The Book Club Murder by Lawrence Friedman is a short mystery of 156 pages and the third instalment of The Frank May Chronicles.  Kindle at Amazon

May, the intellectual but otherwise ordinary California estate lawyer has a reputation for solving murders.  He is approached by members of his wife’s book club who were present when Gerald, the hostess’ husband was quietly murdered in a back room during their latest meeting.  Luckily, Celia May was absent.  The other women are all suspects.  Each meets with Frank to spin tales, spout theories, turn on others, and justify her own behaviour, most hoping that with his legal background, Frank will discover the truth.
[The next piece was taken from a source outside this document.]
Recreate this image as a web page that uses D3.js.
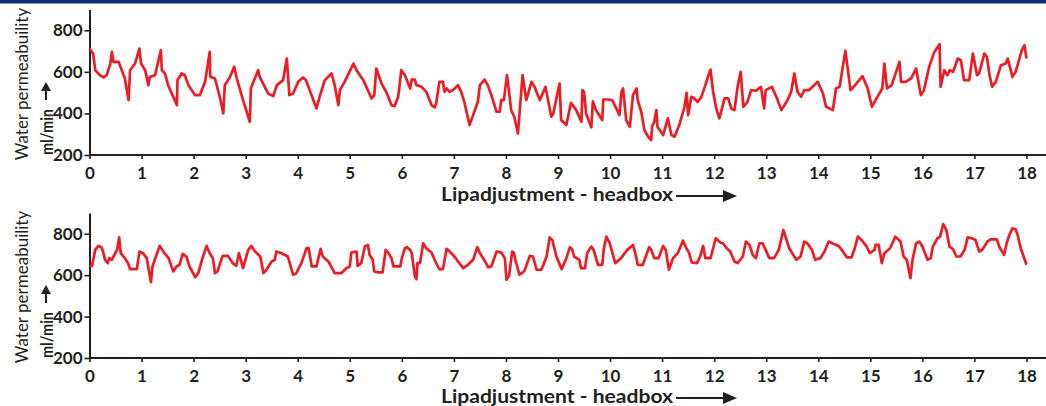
<!DOCTYPE html>
<html>
<head>
<meta charset="utf-8">
<script src="https://cdn.jsdelivr.net/npm/d3@7"></script>
<style>
body{margin:0;background:#fff;}
svg{display:block;}
</style>
</head>
<body>
<svg id="svg" width="1046" height="406"></svg>
<script>
var topX=[0,0.07,0.11,0.2,0.27,0.33,0.4,0.43,0.46,0.56,0.62,0.68,0.75,0.78,0.875,0.96,0.99,1.07,1.13,1.16,1.26,1.37,1.39,1.45,1.51,1.68,1.69,1.77,1.83,1.9,2.03,2.12,2.22,2.31,2.32,2.41,2.51,2.57,2.6,2.7,2.78,2.83,2.95,3.08,3.1,3.15,3.24,3.27,3.43,3.53,3.6,3.72,3.79,3.84,3.91,4.01,4.1,4.16,4.23,4.36,4.43,4.52,4.65,4.71,4.78,4.81,4.9,5.07,5.13,5.26,5.42,5.47,5.51,5.61,5.7,5.8,5.86,5.93,5.99,6.06,6.16,6.19,6.25,6.28,6.38,6.47,6.57,6.63,6.66,6.72,6.79,6.82,6.86,6.92,6.98,7.08,7.14,7.2,7.3,7.37,7.46,7.5,7.59,7.65,7.72,7.82,7.88,7.91,7.96,8.02,8.06,8.1,8.16,8.23,8.32,8.39,8.41,8.49,8.55,8.65,8.76,8.87,8.91,9.03,9.06,9.16,9.25,9.35,9.45,9.47,9.5,9.54,9.64,9.67,9.73,9.79,9.85,9.87,9.96,10.04,10.12,10.18,10.22,10.25,10.31,10.38,10.44,10.51,10.53,10.6,10.66,10.73,10.79,10.81,10.85,10.89,10.91,11.02,11.11,11.18,11.24,11.34,11.43,11.47,11.5,11.56,11.62,11.68,11.75,11.82,11.88,11.93,11.98,12.04,12.1,12.2,12.27,12.33,12.39,12.45,12.51,12.56,12.64,12.71,12.8,12.9,12.96,12.99,13.11,13.22,13.29,13.41,13.48,13.54,13.6,13.67,13.73,13.82,13.99,14.09,14.15,14.28,14.34,14.41,14.52,14.62,14.68,14.76,14.85,14.95,15.03,15.1,15.23,15.27,15.32,15.41,15.56,15.59,15.68,15.78,15.88,15.97,16.03,16.13,16.23,16.33,16.35,16.42,16.48,16.53,16.59,16.68,16.74,16.8,16.9,16.97,17.05,17.09,17.19,17.24,17.29,17.34,17.41,17.51,17.6,17.64,17.73,17.79,17.91,17.96,18];
var topY=[712,688,608,584,573,584,640,696,648,648,608,568,464,608,640,712,640,608,536,576,584,704,608,592,536,440,560,592,584,536,488,488,552,696,576,568,472,400,536,576,624,568,464,360,520,552,608,576,496,483,536,560,664,488,496,552,573,560,512,424,488,560,592,536,440,512,552,640,608,560,472,488,616,544,504,440,435,480,608,584,520,563,563,536,528,504,440,429,448,552,552,504,520,504,512,536,504,456,344,392,456,536,563,536,488,408,408,464,464,584,504,416,384,304,584,464,480,552,528,464,528,384,400,544,368,344,451,416,360,512,504,400,333,458,416,392,368,467,467,464,424,392,504,520,368,336,488,520,464,408,320,288,272,339,360,416,336,296,376,296,288,352,432,499,392,480,472,456,477,528,576,611,504,424,376,472,472,424,416,528,600,432,456,512,509,528,424,512,528,464,416,464,504,592,504,480,512,512,552,496,432,416,520,528,701,512,528,552,579,520,432,464,520,640,520,536,648,552,552,568,616,488,512,624,696,733,528,608,584,608,600,664,656,560,560,688,584,592,688,672,584,528,552,632,640,664,576,600,704,728,664];

var bottomX=[0,0.05,0.11,0.17,0.23,0.26,0.3,0.35,0.38,0.43,0.46,0.53,0.57,0.6,0.68,0.74,0.78,0.91,0.96,1.03,1.1,1.18,1.21,1.32,1.35,1.44,1.52,1.61,1.67,1.73,1.79,1.86,1.92,2.03,2.09,2.16,2.25,2.31,2.37,2.41,2.46,2.53,2.56,2.66,2.75,2.82,2.87,2.95,3.05,3.11,3.18,3.28,3.34,3.4,3.5,3.56,3.59,3.69,3.81,3.91,3.97,4.07,4.17,4.21,4.27,4.36,4.44,4.48,4.59,4.71,4.84,4.94,5.0,5.03,5.13,5.15,5.22,5.29,5.35,5.38,5.44,5.47,5.54,5.63,5.69,5.74,5.8,5.84,5.97,6.0,6.06,6.1,6.16,6.19,6.25,6.28,6.3,6.35,6.41,6.47,6.57,6.63,6.72,6.79,6.86,6.92,7.01,7.08,7.18,7.27,7.37,7.45,7.5,7.6,7.66,7.72,7.82,7.91,7.98,8.01,8.06,8.12,8.15,8.18,8.26,8.35,8.46,8.52,8.59,8.68,8.72,8.78,8.84,8.89,8.97,9.07,9.16,9.23,9.27,9.31,9.41,9.44,9.52,9.56,9.64,9.68,9.77,9.85,9.88,9.93,9.99,10.1,10.21,10.33,10.44,10.5,10.53,10.63,10.75,10.79,10.85,10.93,11.02,11.07,11.13,11.21,11.3,11.4,11.45,11.52,11.57,11.67,11.73,11.79,11.83,11.93,12.03,12.12,12.17,12.24,12.31,12.39,12.45,12.55,12.61,12.68,12.74,12.8,12.87,12.93,12.99,13.06,13.15,13.24,13.33,13.37,13.44,13.5,13.58,13.66,13.73,13.79,13.88,13.94,14.04,14.12,14.2,14.29,14.39,14.45,14.55,14.64,14.7,14.76,14.83,14.93,14.99,15.08,15.1,15.16,15.22,15.27,15.38,15.48,15.58,15.64,15.7,15.77,15.81,15.88,15.94,16.0,16.1,16.16,16.2,16.29,16.34,16.4,16.46,16.52,16.59,16.65,16.73,16.81,16.87,16.95,17.02,17.09,17.15,17.25,17.31,17.43,17.48,17.57,17.62,17.67,17.73,17.79,17.83,17.89,18];
var bottomY=[645,645,722,741,735,714,674,658,682,674,690,722,782,706,682,658,629,629,714,706,682,566,642,722,741,706,682,618,642,650,703,690,642,590,610,674,741,706,682,610,618,674,693,693,658,645,706,634,722,741,714,690,610,626,666,674,714,706,690,602,608,658,730,730,642,642,727,690,666,610,610,634,642,709,714,645,658,738,746,698,674,618,613,613,722,709,682,642,642,682,730,735,722,706,594,581,658,658,754,730,709,674,629,629,727,714,690,666,634,650,674,735,706,666,638,642,714,709,682,578,597,714,709,674,602,618,693,690,626,626,650,690,782,770,690,629,682,735,725,690,674,634,634,706,738,725,650,650,727,786,757,658,682,722,746,690,650,650,735,722,682,682,741,722,626,682,706,766,738,706,661,658,690,741,682,682,778,757,754,730,714,666,658,690,762,746,698,682,754,754,722,682,682,722,818,786,730,706,674,690,762,754,722,674,682,714,762,751,741,722,686,686,730,786,770,738,706,722,746,746,658,706,730,786,762,690,674,585,674,754,762,738,674,682,738,778,786,846,818,738,725,690,690,722,782,778,770,714,722,762,773,773,735,698,754,794,826,821,794,730,650];

var xTicks=d3.range(0,19);
var yTicks=[200,400,600,800];

var svg=d3.select("#svg");
var lineColor="#ed1c24";
var axisColor="#231f20";
var font="Lato, 'Open Sans', sans-serif";

var xScale=d3.scaleLinear().domain([0,18]).range([89.5,1026.5]);

svg.append("rect")
    .attr("x",0).attr("y",0)
    .attr("width",1046).attr("height",3.5)
    .attr("fill","#0d3170");

function drawPanel(xs, ys, top, bottom, titleY){
    var yScale=d3.scaleLinear().domain([200,900]).range([bottom,top]);
    var g=svg.append("g");

    // x axis
    var xa=g.append("g")
        .attr("transform","translate(0,"+bottom+")")
        .call(d3.axisBottom(xScale).tickValues(xTicks).tickSize(4).tickSizeOuter(0).tickPadding(8));
    xa.select(".domain").remove();
    xa.append("line")
        .attr("x1",89.5).attr("x2",1046)
        .attr("stroke",axisColor).attr("stroke-width",2);
    xa.selectAll(".tick line").attr("stroke",axisColor).attr("stroke-width",1.6);
    xa.selectAll("text")
        .attr("fill",axisColor)
        .style("font-family",font).style("font-weight","bold").style("font-size","17px");

    // y axis
    var ya=g.append("g")
        .attr("transform","translate(89.5,0)")
        .call(d3.axisLeft(yScale).tickValues(yTicks).tickSize(5).tickSizeOuter(0).tickPadding(2));
    ya.select(".domain").attr("stroke",axisColor).attr("stroke-width",2);
    ya.selectAll(".tick line").attr("stroke",axisColor).attr("stroke-width",1.6);
    ya.selectAll("text")
        .attr("fill",axisColor)
        .style("font-family",font).style("font-weight","bold").style("font-size","17px");

    // y title
    g.append("text")
        .attr("transform","translate(28,"+(bottom-71)+") rotate(-90)")
        .attr("text-anchor","middle")
        .attr("fill",axisColor)
        .style("font-family",font).style("font-size","17px")
        .text("Water permeabuility");
    g.append("text")
        .attr("transform","translate(53,"+bottom+") rotate(-90)")
        .attr("text-anchor","start")
        .attr("fill",axisColor)
        .attr("textLength",46).attr("lengthAdjust","spacingAndGlyphs")
        .style("font-family",font).style("font-weight","bold").style("font-size","17px")
        .text("ml/min");
    var ax=46, ay=bottom-55;
    g.append("line")
        .attr("x1",ax).attr("x2",ax).attr("y1",ay).attr("y2",ay-10)
        .attr("stroke",axisColor).attr("stroke-width",2);
    g.append("path")
        .attr("d","M"+(ax-5)+","+(ay-9)+"L"+ax+","+(ay-18)+"L"+(ax+5)+","+(ay-9)+"Z")
        .attr("fill",axisColor);

    // x title + arrow
    g.append("text")
        .attr("x",441).attr("y",titleY)
        .attr("text-anchor","start")
        .attr("fill",axisColor)
        .attr("textLength",232).attr("lengthAdjust","spacingAndGlyphs")
        .style("font-family",font).style("font-weight","bold").style("font-size","18px")
        .text("Lipadjustment - headbox");
    var ly=titleY-5;
    g.append("line")
        .attr("x1",676).attr("x2",724).attr("y1",ly).attr("y2",ly)
        .attr("stroke",axisColor).attr("stroke-width",1.8);
    g.append("path")
        .attr("d","M723,"+(ly-6)+"L737,"+ly+"L723,"+(ly+6)+"Z")
        .attr("fill",axisColor);

    // series
    var line=d3.line()
        .x(function(d){return xScale(d[0]);})
        .y(function(d){return yScale(d[1]);});
    g.append("path")
        .datum(d3.zip(xs,ys))
        .attr("fill","none")
        .attr("stroke",lineColor)
        .attr("stroke-width",2.7)
        .attr("stroke-linejoin","round")
        .attr("d",line);
}

drawPanel(topX, topY, 9.5, 155, 201);
drawPanel(bottomX, bottomY, 213, 358, 403);
</script>
</body>
</html>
The women are an interesting lot, and not at all what meets the eye.  The convoluted plot thickens as unexpected liaisons, affairs, business arrangements, and other personal secrets are exposed.  It gets better, and you will not anticipate whodunit and the shocker at the end.

The writing itself, however, leaves much to be desired.   Friedman, a Stanford University law professor, is particularly liberal with punctuation.  He exhibits a fondness for lengthy sentences broken by semi colons and numerous commas.  This is bad, distracting, and so apparent that for sport this reviewer began a punctuation count that reached an incredible nine in one sentence.  This one takes the cake at 13:

“I think what happened is this:  she went back to their room, and she and Gerald started arguing over something, and she started bitching and complaining, and he was obnoxious, I suppose he was, and maybe he insulted her, called her horrible names, and maybe he even lost his temper and hit her, and she lost her head, she kills him, and then she tries to cover it up, she starts screaming and carrying on, and then she calls the police.”

Phew!

Likewise Friedman freely employs bracketing (particularly annoying), dots and dashes, and flipping tenses within the same paragraph.  Oddly enough, the writing seems to improve as the novel progresses.

The Book Club Murder is heavily weighted in dialogue, so it is possible that Lawrence Friedman’s punctuation style is used intentionally to reflect the way real people speak. This reader is not convinced, but is willing to give the benefit of the doubt or happily volunteer to edit the next Chronicle.